%%

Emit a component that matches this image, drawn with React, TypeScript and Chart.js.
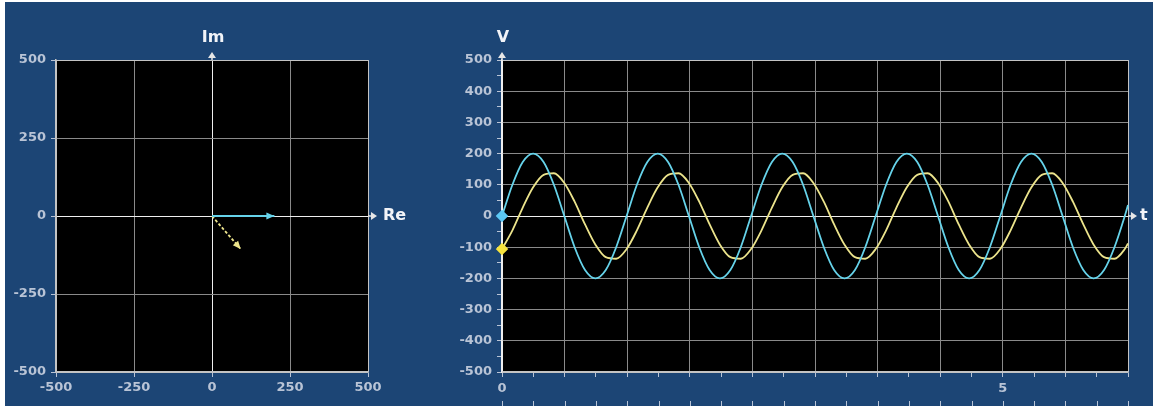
import React, { useEffect, useRef } from "react";
import { Chart, registerables } from "chart.js";
Chart.register(...registerables);

// ---------- data ----------
const T = [
  0, 0.104, 0.207, 0.311, 0.415, 0.518, 0.622, 0.725, 0.829, 0.933, 1.036, 1.14,
  1.244, 1.347, 1.451, 1.555, 1.658, 1.762, 1.866, 1.969, 2.073, 2.176, 2.28, 2.384,
  2.487, 2.591, 2.695, 2.798, 2.902, 3.006, 3.109, 3.213, 3.316, 3.42, 3.524, 3.627,
  3.731, 3.835, 3.938, 4.042, 4.146, 4.249, 4.353, 4.457, 4.56, 4.664, 4.767, 4.871,
  4.975, 5.078, 5.182, 5.286, 5.389, 5.493, 5.597, 5.7, 5.804, 5.907, 6.011, 6.115,
  6.218, 6.25,
];
const V_CYAN = [
  0, 100, 173, 200, 173, 100, 0, -100, -173, -200, -173, -100,
  0, 100, 173, 200, 173, 100, 0, -100, -173, -200, -173, -100,
  0, 100, 173, 200, 173, 100, 0, -100, -173, -200, -173, -100,
  0, 100, 173, 200, 173, 100, 0, -100, -173, -200, -173, -100,
  0, 100, 173, 200, 173, 100, 0, -100, -173, -200, -173, -100,
  0, 35,
];
const V_YELLOW = [
  -106, -46, 27, 92, 132, 137, 106, 46, -27, -92, -132, -137,
  -106, -46, 27, 92, 132, 137, 106, 46, -27, -92, -132, -137,
  -106, -46, 27, 92, 132, 137, 106, 46, -27, -92, -132, -137,
  -106, -46, 27, 92, 132, 137, 106, 46, -27, -92, -132, -137,
  -106, -46, 27, 92, 132, 137, 106, 46, -27, -92, -132, -137,
  -106, -88,
];
const PHASOR_RE = [200, 92];
const PHASOR_IM = [0, -106];
const T_LABELED = [0, 5];
const PHASOR_AXIS_LABELS = ["Im", "Re"];
const WAVE_AXIS_LABELS = ["V", "t"];

// ---------- styles ----------
const BG = "#1c4575";
const CYAN = "#66d3ea";
const YELLOW = "#ece48c";
const CYAN_MARK = "#5cc8f5";
const YELLOW_MARK = "#f5e23e";
const TICK_COLOR = "#b9c4d6";
const GRID = "#8a8a8a";
const EDGE = "#c4c4c4";
const ZERO = "#eeeeee";
const FONT = "'DejaVu Sans', Verdana, sans-serif";
const TICK_FONT = { family: FONT, size: 13, weight: "bold" as const };

const plotBg = {
  id: "plotBg",
  beforeDraw(chart: any) {
    const { ctx, chartArea } = chart;
    ctx.save();
    ctx.fillStyle = "#000";
    ctx.fillRect(chartArea.left, chartArea.top, chartArea.right - chartArea.left, chartArea.bottom - chartArea.top);
    ctx.restore();
  },
};

function makeAxisArrows(yLabel: string, xLabel: string, xLabelGap: number) {
  return {
    id: "axisArrows",
    afterDraw(chart: any) {
      const { ctx, chartArea } = chart;
      const x0 = chart.scales.x.getPixelForValue(0);
      const y0 = chart.scales.y.getPixelForValue(0);
      const top = chartArea.top;
      const right = chartArea.right;
      ctx.save();
      ctx.strokeStyle = "#e6e6e6";
      ctx.fillStyle = "#e6e6e6";
      ctx.lineWidth = 1.5;
      ctx.beginPath();
      ctx.moveTo(x0, top);
      ctx.lineTo(x0, top - 5);
      ctx.moveTo(right, y0);
      ctx.lineTo(right + 5, y0);
      ctx.stroke();
      ctx.beginPath();
      ctx.moveTo(x0, top - 8);
      ctx.lineTo(x0 - 4, top - 2);
      ctx.lineTo(x0 + 4, top - 2);
      ctx.closePath();
      ctx.fill();
      ctx.beginPath();
      ctx.moveTo(right + 9, y0);
      ctx.lineTo(right + 3, y0 - 4);
      ctx.lineTo(right + 3, y0 + 4);
      ctx.closePath();
      ctx.fill();
      ctx.fillStyle = "#f2f4f8";
      ctx.font = `bold 16px ${FONT}`;
      ctx.textAlign = "center";
      ctx.textBaseline = "middle";
      ctx.fillText(yLabel, x0 + 1, top - 22);
      ctx.textAlign = "left";
      ctx.fillText(xLabel, right + xLabelGap, y0);
      ctx.restore();
    },
  };
}

const arrowHeads = {
  id: "arrowHeads",
  afterDatasetsDraw(chart: any) {
    const { ctx } = chart;
    chart.data.datasets.forEach((ds: any, i: number) => {
      const pts = chart.getDatasetMeta(i).data;
      if (pts.length < 2) return;
      const p0 = pts[pts.length - 2];
      const p1 = pts[pts.length - 1];
      const a = Math.atan2(p1.y - p0.y, p1.x - p0.x);
      const L = 8;
      const W = 3.5;
      ctx.save();
      ctx.fillStyle = ds.borderColor;
      ctx.beginPath();
      ctx.moveTo(p1.x, p1.y);
      ctx.lineTo(p1.x - L * Math.cos(a) + W * Math.sin(a), p1.y - L * Math.sin(a) - W * Math.cos(a));
      ctx.lineTo(p1.x - L * Math.cos(a) - W * Math.sin(a), p1.y - L * Math.sin(a) + W * Math.cos(a));
      ctx.closePath();
      ctx.fill();
      ctx.restore();
    });
  },
};

const bottomTicks = {
  id: "bottomTicks",
  afterDraw(chart: any) {
    const { ctx } = chart;
    const xs = chart.scales.x;
    ctx.save();
    ctx.strokeStyle = TICK_COLOR;
    ctx.lineWidth = 1;
    ctx.beginPath();
    xs.ticks.forEach((t: any) => {
      const px = Math.round(xs.getPixelForValue(t.value)) + 0.5;
      ctx.moveTo(px, chart.height - 5);
      ctx.lineTo(px, chart.height);
    });
    ctx.stroke();
    ctx.restore();
  },
};

function gridColor(min: number, max: number, minorStep: number | null) {
  return (c: any) => {
    const v = c.tick ? c.tick.value : 0;
    if (Math.abs(v) < 1e-9) return ZERO;
    if (minorStep !== null && Math.abs(v / minorStep - Math.round(v / minorStep)) > 1e-6) return "rgba(0,0,0,0)";
    if (v === min || Math.abs(v - max) < 1e-9) return EDGE;
    return GRID;
  };
}

function leftConfig(): any {
  return {
    type: "line",
    data: {
      datasets: PHASOR_RE.map((re, i) => ({
        data: [
          { x: 0, y: 0 },
          { x: re, y: PHASOR_IM[i] },
        ],
        borderColor: i === 0 ? CYAN : YELLOW,
        borderWidth: 1.8,
        borderDash: i === 0 ? [] : [3, 2],
        pointRadius: 0,
      })),
    },
    options: {
      animation: false,
      responsive: true,
      maintainAspectRatio: false,
      events: [],
      layout: { padding: { left: 0, right: 52, top: 60, bottom: 10 } },
      plugins: { legend: { display: false }, tooltip: { enabled: false } },
      scales: {
        x: {
          type: "linear",
          min: -500,
          max: 500,
          ticks: { stepSize: 250, color: TICK_COLOR, font: TICK_FONT, padding: 3, maxRotation: 0, autoSkip: false },
          grid: { color: gridColor(-500, 500, null), tickColor: TICK_COLOR, tickLength: 5, lineWidth: 1 },
          border: { color: EDGE, width: 1.5 },
          afterFit: (s: any) => { s.height = 24; },
        },
        y: {
          type: "linear",
          min: -500,
          max: 500,
          ticks: { stepSize: 250, color: TICK_COLOR, font: TICK_FONT, padding: 5, autoSkip: false },
          grid: { color: gridColor(-500, 500, null), tickColor: TICK_COLOR, tickLength: 5, lineWidth: 1 },
          border: { color: EDGE, width: 1.5 },
          afterFit: (s: any) => { s.width = 56; },
        },
      },
    },
    plugins: [plotBg, makeAxisArrows(PHASOR_AXIS_LABELS[0], PHASOR_AXIS_LABELS[1], 15), arrowHeads],
  };
}

function rightConfig(): any {
  const series = [
    { values: V_CYAN, color: CYAN, mark: CYAN_MARK },
    { values: V_YELLOW, color: YELLOW, mark: YELLOW_MARK },
  ];
  return {
    type: "line",
    data: {
      datasets: series.map((s) => ({
        data: T.map((t, i) => ({ x: t, y: s.values[i] })),
        borderColor: s.color,
        borderWidth: 1.8,
        cubicInterpolationMode: "monotone",
        pointStyle: "rectRot",
        pointRadius: (c: any) => (c.dataIndex === 0 ? 5 : 0),
        pointBackgroundColor: s.mark,
        pointBorderColor: s.mark,
        clip: false,
      })),
    },
    options: {
      animation: false,
      responsive: true,
      maintainAspectRatio: false,
      events: [],
      layout: { padding: { left: 0, right: 25, top: 60, bottom: 10 } },
      plugins: { legend: { display: false }, tooltip: { enabled: false } },
      scales: {
        x: {
          type: "linear",
          min: 0,
          max: 6.25,
          ticks: {
            stepSize: 0.3125,
            color: TICK_COLOR,
            font: TICK_FONT,
            padding: 4,
            maxRotation: 0,
            autoSkip: false,
            callback: (v: number) => {
              const hit = T_LABELED.find((t) => Math.abs(t - v) < 1e-6);
              return hit === undefined ? "" : String(hit);
            },
          },
          grid: { color: gridColor(0, 6.25, 0.625), tickColor: TICK_COLOR, tickLength: 5, lineWidth: 1 },
          border: { color: EDGE, width: 1.5 },
          afterFit: (s: any) => { s.height = 24; },
        },
        y: {
          type: "linear",
          min: -500,
          max: 500,
          ticks: {
            stepSize: 50,
            color: TICK_COLOR,
            font: TICK_FONT,
            padding: 5,
            autoSkip: false,
            callback: (v: number) => (v % 100 === 0 ? String(v) : ""),
          },
          grid: { color: gridColor(-500, 500, 100), tickColor: TICK_COLOR, tickLength: 5, lineWidth: 1 },
          border: { color: ZERO, width: 1.5 },
          afterFit: (s: any) => { s.width = 62; },
        },
      },
    },
    plugins: [plotBg, makeAxisArrows(WAVE_AXIS_LABELS[0], WAVE_AXIS_LABELS[1], 12), bottomTicks],
  };
}

export default function App() {
  const leftRef = useRef<HTMLCanvasElement>(null);
  const rightRef = useRef<HTMLCanvasElement>(null);
  useEffect(() => {
    const c1 = new Chart(leftRef.current as HTMLCanvasElement, leftConfig());
    const c2 = new Chart(rightRef.current as HTMLCanvasElement, rightConfig());
    return () => {
      c1.destroy();
      c2.destroy();
    };
  }, []);
  return (
    <div style={{ position: "fixed", left: 0, top: 0, width: 1153, height: 406, background: "#fff", overflow: "hidden" }}>
      <div style={{ position: "absolute", left: 5, top: 2, right: 0, bottom: 0, background: BG }} />
      <div style={{ position: "absolute", left: 0, top: 0, width: 420, height: 406 }}>
        <canvas ref={leftRef} />
      </div>
      <div style={{ position: "absolute", left: 440, top: 0, width: 713, height: 406 }}>
        <canvas ref={rightRef} />
      </div>
    </div>
  );
}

%%

REQUIREMENTS:
Leave out the pictures and repeat exactly the lines from the start of the material through the line that contains "Chart.register(...registerables);", both included.

FINAL RESULT:
Emit a component that matches this image, drawn with React, TypeScript and Chart.js.
import React, { useEffect, useRef } from "react";
import { Chart, registerables } from "chart.js";
Chart.register(...registerables);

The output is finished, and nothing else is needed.